===== Supplied data =====

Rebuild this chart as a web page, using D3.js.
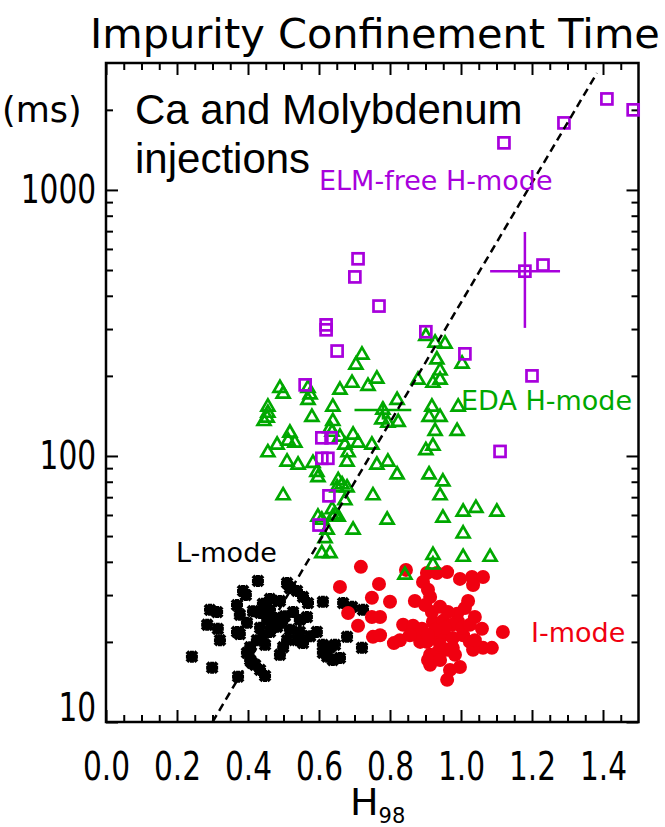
<!DOCTYPE html>
<html>
<head>
<meta charset="utf-8">
<script src="https://cdn.jsdelivr.net/npm/d3@7"></script>
<style>
  body { margin: 0; background: #fff; }
  text { font-family: "DejaVu Sans", sans-serif; }
</style>
</head>
<body>
<svg id="chart" width="665" height="827"></svg>
<script>
// H98 vs impurity confinement time (ms)
const lMode = [
  [0.242,17.6],[0.299,16.0],[0.293,26.4],[0.313,25.9],[0.285,23.2],[0.315,22.4],[0.321,20.3],
  [0.372,14.8],[0.369,27.5],[0.386,31.1],[0.394,30.0],[0.428,33.9],[0.414,26.1],[0.434,25.7],
  [0.454,24.2],[0.397,23.6],[0.377,21.4],[0.406,19.1],[0.397,18.2],[0.411,16.7],[0.434,15.7],
  [0.448,14.9],[0.442,27.8],[0.462,29.0],[0.490,28.5],[0.510,33.3],[0.518,31.9],[0.538,31.1],
  [0.555,29.5],[0.569,28.0],[0.566,24.8],[0.546,24.2],[0.527,25.9],[0.496,23.6],[0.482,22.8],
  [0.462,21.8],[0.442,20.9],[0.425,20.3],[0.470,22.8],[0.499,19.1],[0.510,20.3],[0.538,20.3],
  [0.555,19.8],[0.575,21.0],[0.594,21.8],[0.611,28.3],[0.668,28.0],[0.693,27.1],[0.724,26.4],
  [0.679,20.9],[0.721,19.0],[0.611,19.5],[0.631,19.1],[0.645,19.5],[0.611,18.2],[0.623,17.6],
  [0.639,17.1],[0.659,17.4],[0.406,17.1],[0.420,16.4],[0.369,21.8],[0.462,26.4],[0.476,24.6],
  [0.504,25.0],[0.434,22.6],[0.448,19.5],[0.377,25.3],[0.490,17.9],[0.518,22.2],[0.546,21.8]
];

const iMode = [
  [0.718,38.3],[0.659,32.2],[0.769,33.0],[0.845,37.3],[0.749,29.3],[0.800,28.3],[0.682,25.7],
  [0.749,24.8],[0.772,24.8],[0.710,23.0],[0.752,20.9],[0.772,21.2],[0.811,19.8],[0.870,28.5],
  [0.893,33.6],[0.904,36.3],[0.932,36.3],[0.961,36.6],[0.913,29.5],[0.907,31.4],[0.997,34.5],
  [1.031,35.1],[1.062,35.1],[1.034,32.7],[1.020,28.5],[1.011,26.8],[0.941,27.1],[0.989,25.5],
  [0.992,23.8],[0.921,23.8],[0.949,24.0],[0.975,23.2],[1.039,24.8],[1.059,22.4],[1.118,21.8],
  [0.837,23.2],[0.865,23.0],[0.890,22.4],[0.876,21.2],[0.885,20.0],[0.904,20.0],[0.921,20.7],
  [0.949,21.2],[0.977,20.7],[1.006,21.2],[1.025,20.0],[1.062,19.0],[1.087,19.0],[1.034,18.7],
  [0.828,20.3],[0.913,17.9],[0.935,18.3],[0.961,18.7],[0.977,19.0],[0.913,16.4],[0.907,17.1],
  [0.969,15.7],[0.997,16.1],[0.961,14.4],[0.918,25.9],[0.899,27.5],[0.941,19.5],[0.955,22.6],
  [0.856,21.2],[1.003,22.6],[1.025,23.2],[0.963,25.9],[0.927,22.2],[0.907,21.2],[1.039,20.3],
  [0.983,17.9],[0.941,17.1]
];

const edaHMode = [
  [0.927,266],[0.955,264],[0.721,240],[0.704,220],[0.932,230],[1.003,222],[0.941,209],
  [0.879,193],[0.921,188],[0.941,193],[0.763,195],[0.738,183],[0.693,188],[0.659,177],
  [0.490,180],[0.499,171],[0.569,180],[0.575,170],[0.569,162],[0.820,162],[0.992,153],
  [0.918,153],[0.910,140],[0.941,140],[0.639,153],[0.456,153],[0.456,145],[0.454,139],
  [0.445,135],[0.580,140],[0.777,137],[0.794,133],[0.823,134],[0.639,135],[0.631,127],
  [0.637,123],[0.927,124],[0.989,124],[0.518,122],[0.513,114],[0.532,112],[0.482,110],
  [0.659,118],[0.673,110],[0.696,120],[0.710,112],[0.749,110],[0.921,109],[0.901,105],
  [0.456,103],[0.510,95],[0.541,92.5],[0.583,94],[0.594,87],[0.597,83],[0.682,103],
  [0.679,95],[0.763,92.5],[0.794,95],[0.820,85],[0.910,85],[0.949,80],[0.654,81],
  [0.665,78],[0.651,76],[0.679,76],[0.673,68],[0.499,71],[0.752,71],[0.941,71],
  [0.637,63],[0.645,60],[0.639,59],[0.654,59],[0.597,59],[0.608,57.5],[0.792,57.5],
  [0.949,58.5],[1.006,61.6],[1.042,63.7],[1.101,61.6],[0.696,52.7],[0.623,52.7],[0.617,49],
  [1.006,51],[0.608,43],[0.631,43],[0.921,42.4],[1.006,41.7],[1.082,41.7],[0.921,39],
  [0.842,35.7],[0.901,282],[0.780,149]
];

const elmFreeHMode = [
  [1.121,1503],[1.290,1786],[1.411,2198],[1.485,2000],[1.180,495],[1.231,522],[0.710,551],
  [0.701,471],[0.769,366],[0.620,311],[0.620,298],[0.651,248],[0.901,293],[1.011,242],
  [1.200,200],[0.561,185],[0.608,117],[0.634,117],[0.608,98],[0.625,98],[0.628,70.8],
  [0.600,55],[1.110,104]
];

// error bars: [H, tau, Hlow, Hhigh, tauLow, tauHigh]
const edaError = [0.780, 149, 0.70, 0.86, 137, 160];
const elmError = [1.180, 495, 1.082, 1.279, 303, 695];

// dashed scaling line
const fitLine = [[0.3, 10], [1.383, 2750]];

const xMajorTicks = [0.0, 0.2, 0.4, 0.6, 0.8, 1.0, 1.2, 1.4];
const xMinorTicks = [0.05,0.1,0.15,0.25,0.3,0.35,0.45,0.5,0.55,0.65,0.7,0.75,0.85,0.9,0.95,
                     1.05,1.1,1.15,1.25,1.3,1.35,1.45];
const yMajorTicks = [10, 100, 1000];
const yMinorTicks = [20,30,40,50,60,70,80,90,200,300,400,500,600,700,800,900,2000];

const purple = "#a800dc", green = "#00a800", red = "#f00010";

const svg = d3.select("#chart");
const m = { left: 106, right: 638.5, top: 63, bottom: 722 };

const x = d3.scaleLinear().domain([0, 1.5]).range([m.left, m.right]);
const y = d3.scaleLog().domain([10, 3000]).range([m.bottom, m.top]);

// title
svg.append("text")
  .attr("x", 90).attr("y", 48)
  .style("font-size", "41.5px")
  .text("Impurity Confinement Time");

// axes, ticks pointing inward on all four sides
function styleAxis(g) {
  g.select(".domain").remove();
  g.selectAll("line").attr("stroke", "#000").attr("stroke-width", 2);
}

svg.append("g").attr("transform", `translate(0,${m.bottom})`)
  .call(d3.axisBottom(x).tickValues(xMajorTicks).tickSize(-12).tickPadding(30)
    .tickFormat(d3.format(".1f")))
  .call(styleAxis)
  .call(g => g.selectAll("text")
    .attr("fill", "#000")
    .style("font-size", "39px")
    .style("font-family", "DejaVu Sans")
    .attr("transform", "scale(0.76,1)"));
svg.append("g").attr("transform", `translate(0,${m.bottom})`)
  .call(d3.axisBottom(x).tickValues(xMinorTicks).tickSize(-7).tickFormat(""))
  .call(styleAxis);
svg.append("g").attr("transform", `translate(0,${m.top})`)
  .call(d3.axisTop(x).tickValues(xMajorTicks).tickSize(-12).tickFormat(""))
  .call(styleAxis);
svg.append("g").attr("transform", `translate(0,${m.top})`)
  .call(d3.axisTop(x).tickValues(xMinorTicks).tickSize(-7).tickFormat(""))
  .call(styleAxis);

svg.append("g").attr("transform", `translate(${m.left},0)`)
  .call(d3.axisLeft(y).tickValues(yMajorTicks).tickSize(-12).tickPadding(13)
    .tickFormat(d3.format("d")))
  .call(styleAxis)
  .call(g => g.selectAll("text")
    .attr("fill", "#000")
    .style("font-size", "39px")
    .style("font-family", "DejaVu Sans")
    .attr("transform", "scale(0.76,1)")
    .attr("dy", d => d === 10 ? "-0.05em" : "0.32em"));
svg.append("g").attr("transform", `translate(${m.left},0)`)
  .call(d3.axisLeft(y).tickValues(yMinorTicks).tickSize(-7).tickFormat(""))
  .call(styleAxis);
svg.append("g").attr("transform", `translate(${m.right},0)`)
  .call(d3.axisRight(y).tickValues(yMajorTicks).tickSize(-12).tickFormat(""))
  .call(styleAxis);
svg.append("g").attr("transform", `translate(${m.right},0)`)
  .call(d3.axisRight(y).tickValues(yMinorTicks).tickSize(-7).tickFormat(""))
  .call(styleAxis);

// frame
svg.append("rect")
  .attr("x", m.left).attr("y", m.top)
  .attr("width", m.right - m.left).attr("height", m.bottom - m.top)
  .attr("fill", "none").attr("stroke", "#000").attr("stroke-width", 2.5);

// units and axis title
svg.append("text")
  .attr("x", 2).attr("y", y(2000) + 12)
  .style("font-size", "35px")
  .text("(ms)");

const xTitle = svg.append("text")
  .attr("x", 350).attr("y", 815)
  .style("font-size", "38px");
xTitle.append("tspan").text("H");
xTitle.append("tspan").attr("dy", 8).style("font-size", "21px").text("98");

const plot = svg.append("g");

// L-mode: thick star markers
plot.append("g").selectAll("path")
  .data(lMode)
  .join("path")
    .attr("transform", d => `translate(${x(d[0])},${y(d[1])})`)
    .attr("d", "M-5,-5L5,5M-5,5L5,-5M-6,0H6M0,-6V6")
    .attr("stroke", "#000")
    .attr("stroke-width", 4);

// I-mode: filled circles
plot.append("g").selectAll("circle")
  .data(iMode)
  .join("circle")
    .attr("cx", d => x(d[0]))
    .attr("cy", d => y(d[1]))
    .attr("r", 7)
    .attr("fill", red);

// EDA H-mode: open triangles
const tri = d3.symbol().type(d3.symbolTriangle).size(72);
plot.append("g").selectAll("path")
  .data(edaHMode)
  .join("path")
    .attr("transform", d => `translate(${x(d[0])},${y(d[1])})`)
    .attr("d", tri)
    .attr("fill", "none")
    .attr("stroke", green)
    .attr("stroke-width", 2.7);

// ELM-free H-mode: open squares
plot.append("g").selectAll("rect")
  .data(elmFreeHMode)
  .join("rect")
    .attr("x", d => x(d[0]) - 5.5)
    .attr("y", d => y(d[1]) - 5.5)
    .attr("width", 11)
    .attr("height", 11)
    .attr("fill", "none")
    .attr("stroke", purple)
    .attr("stroke-width", 2.7);

// error bars
function errorBar(e, color) {
  const g = plot.append("g").attr("stroke", color).attr("stroke-width", 2.5);
  g.append("line")
    .attr("x1", x(e[2])).attr("x2", x(e[3]))
    .attr("y1", y(e[1])).attr("y2", y(e[1]));
  g.append("line")
    .attr("x1", x(e[0])).attr("x2", x(e[0]))
    .attr("y1", y(e[4])).attr("y2", y(e[5]));
}
errorBar(edaError, green);
errorBar(elmError, purple);

// dashed scaling line
plot.append("path")
  .datum(fitLine)
  .attr("d", d3.line().x(d => x(d[0])).y(d => y(d[1])))
  .attr("fill", "none")
  .attr("stroke", "#000")
  .attr("stroke-width", 2.5)
  .attr("stroke-dasharray", "8,5");

// labels
function label(txt, px, py, color) {
  svg.append("text")
    .attr("x", px).attr("y", py)
    .attr("fill", color)
    .style("font-size", "27px")
    .text(txt);
}
label("ELM-free H-mode", 319, 190, purple);
label("EDA H-mode", 461, 410, green);
label("L-mode", 176, 562, "#000");
label("I-mode", 531, 642, red);

svg.append("text")
  .attr("x", 135).attr("y", 124)
  .style("font-family", "'Liberation Sans', Arial, sans-serif")
  .style("font-size", "42px")
  .call(t => t.append("tspan").attr("x", 135).text("Ca and Molybdenum"))
  .call(t => t.append("tspan").attr("x", 135).attr("dy", 49).text("injections"));
</script>
</body>
</html>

=====

### [What is required]
Pick out the lines containing the word "chart" and show them.

### [Written solution]
Rebuild this chart as a web page, using D3.js.
<svg id="chart" width="665" height="827"></svg>
const svg = d3.select("#chart");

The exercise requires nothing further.